Last time I felt horrible about myself because of my unemployment. Even though I quit my job to move across the country with my husband for his job which is not a bad reason to be out of work. I was out of work for 7 months that time and I remember feeling so awful about myself, so frantic to find a job. Every rejection e-mail was like a punch to the gut. Why didn't they want me? What am I doing wrong?

This time doesn't feel like that. Which is odd since this time I'm not unemployed by choice. Being let go was one of the worst feelings I've ever had. It was hurtful and embarrassing and humbling. Even 83 days later, when I think about some of the events that took place that week, I feel a giant scream of anxiety shoot through my chest.
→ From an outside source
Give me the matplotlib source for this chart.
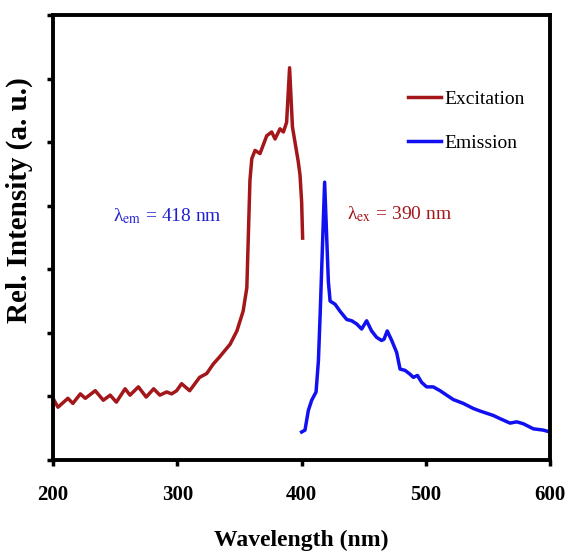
import matplotlib.pyplot as plt

plt.rcParams['font.family'] = ['Liberation Serif', 'DejaVu Serif']
plt.rcParams['mathtext.fontset'] = 'stix'

# Espectro de excitación (nm, u. a.)
ex_nm = [200, 204, 212, 216, 222, 226, 234, 240.5, 246, 251, 258, 262, 268.7, 275,
         281, 286, 291.5, 295.5, 299.5, 303.5, 310, 318, 323.7, 329, 334, 342.5, 348,
         353, 356, 358.5, 360, 362.6, 366.6, 372, 376, 378.7, 382.7, 385.4, 388,
         390.4, 392.7, 397.4, 398.8, 400.1, 400.9]
ex_int = [0.97, 0.83, 0.97, 0.89, 1.04, 0.97, 1.09, 0.94, 1.02, 0.91, 1.12, 1.02, 1.15,
          0.99, 1.12, 1.02, 1.07, 1.04, 1.09, 1.20, 1.09, 1.30, 1.36, 1.51, 1.62, 1.82,
          2.03, 2.34, 2.71, 4.40, 4.74, 4.87, 4.82, 5.10, 5.16, 5.05, 5.21, 5.16, 5.31,
          6.17, 5.24, 4.69, 4.48, 4.06, 3.49]

# Espectro de emisión (nm, u. a.)
em_nm = [400.1, 402.8, 405.5, 408.2, 411.7, 413.6, 415, 418.6, 421.6, 423, 427, 431,
         436.4, 440.4, 444.4, 448.4, 452.4, 456.4, 460.4, 464.4, 466.4, 469, 472.6,
         476.6, 479.3, 483.3, 487.3, 490, 493.3, 496.7, 500.7, 506, 511.5, 516.8,
         522.2, 530.2, 538.3, 543.7, 554.4, 559.8, 567.8, 573.2, 578.5, 586.6, 594.6,
         600]
em_int = [0.44, 0.47, 0.78, 0.94, 1.07, 1.56, 2.29, 4.37, 2.81, 2.50, 2.45, 2.34, 2.21,
          2.19, 2.14, 2.06, 2.19, 2.03, 1.93, 1.88, 1.90, 2.03, 1.88, 1.69, 1.43, 1.41,
          1.35, 1.30, 1.33, 1.22, 1.15, 1.15, 1.09, 1.02, 0.95, 0.89, 0.81, 0.77, 0.70,
          0.65, 0.58, 0.60, 0.57, 0.49, 0.47, 0.44]

rojo = '#a3161a'
azul = '#1010f0'

fig = plt.figure(figsize=(5.65, 5.52), dpi=100)
ax = fig.add_axes([0.0938, 0.1667, 0.8797, 0.8061])

ax.plot(ex_nm, ex_int, color=rojo, lw=2.5, label='Excitation')
ax.plot(em_nm, em_int, color=azul, lw=2.5, label='Emission')

ax.set_xlim(200, 600)
ax.set_ylim(0, 7)
ax.set_xticks([200, 300, 400, 500, 600])
ax.set_yticks(range(0, 8))
ax.set_yticklabels([])
ax.tick_params(direction='out', length=4, width=2.5, labelsize=15, pad=14)
for lab in ax.get_xticklabels():
    lab.set_fontweight('bold')
for s in ax.spines.values():
    s.set_linewidth(2.8)

ax.set_xlabel('Wavelength (nm)', fontsize=17, fontweight='bold', labelpad=18)
ax.set_ylabel('Rel. Intensity (a. u.)', fontsize=21, fontweight='bold')
ax.yaxis.set_label_coords(-0.04, 0.585)

ax.text(248, 3.83, r'λ$_{\rm em}$ = 418 nm', color='#2020d0', fontsize=14, va='center')
ax.text(437, 3.87, r'λ$_{\rm ex}$ = 390 nm', color=rojo, fontsize=14, va='center')

leg = ax.legend(loc='upper left', bbox_to_anchor=(0.715, 0.83), frameon=False,
                fontsize=14, handlelength=1.7, handletextpad=0.15, labelspacing=1.35,
                borderaxespad=0, borderpad=0)

fig.savefig('out.png', dpi=100)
But as the days pass by, I've been pleasantly surprised to see that these feelings haven't bled over into the rest of my life. The manner with which I became unemployed makes me feel not so great, but my actual unemployment isn't the torturous experience it was last time.

Maybe I've matured? Maybe I just disliked my last job SO MUCH that being out of work feels like a much needed respite? Maybe I just like myself more this time around?

Whatever it is, I'm always pleasantly surprised when the fact that I'm unemployed randomly dawns on me during the day rather than allowing it to keep me up at night or to ruin my days.

The dogs and I took our usual route around the complex earlier today. We squinted into the sun and watched cars drive by with moms picking their kids up from school, students off to class, and people returning to work after a late lunch break. I shuffled along, keeping a slow pace so Gizmo could smell every blade of grass that tickled his fancy and so Tuffy could roll around on some stinky part of the ground that makes him want to rub all over it in ecstasy. Me, in my cut off jean shorts and fluffy topknot, with nowhere to go. No meetings to take, calls to make, or tasks to complete. I pulled the dogs aside before we went back home and sat them down in the shade. I stared at my feet in the grass and Gizmo's giant panting smile as the cold blades hit his hot belly. And it hit me, I'm unemployed.

And that's okay.



***Hey there Maryland Unemployment people...I do apply for a bunch of jobs during the day when I'm not lounging in the sun and/or typing blog posts. I swear.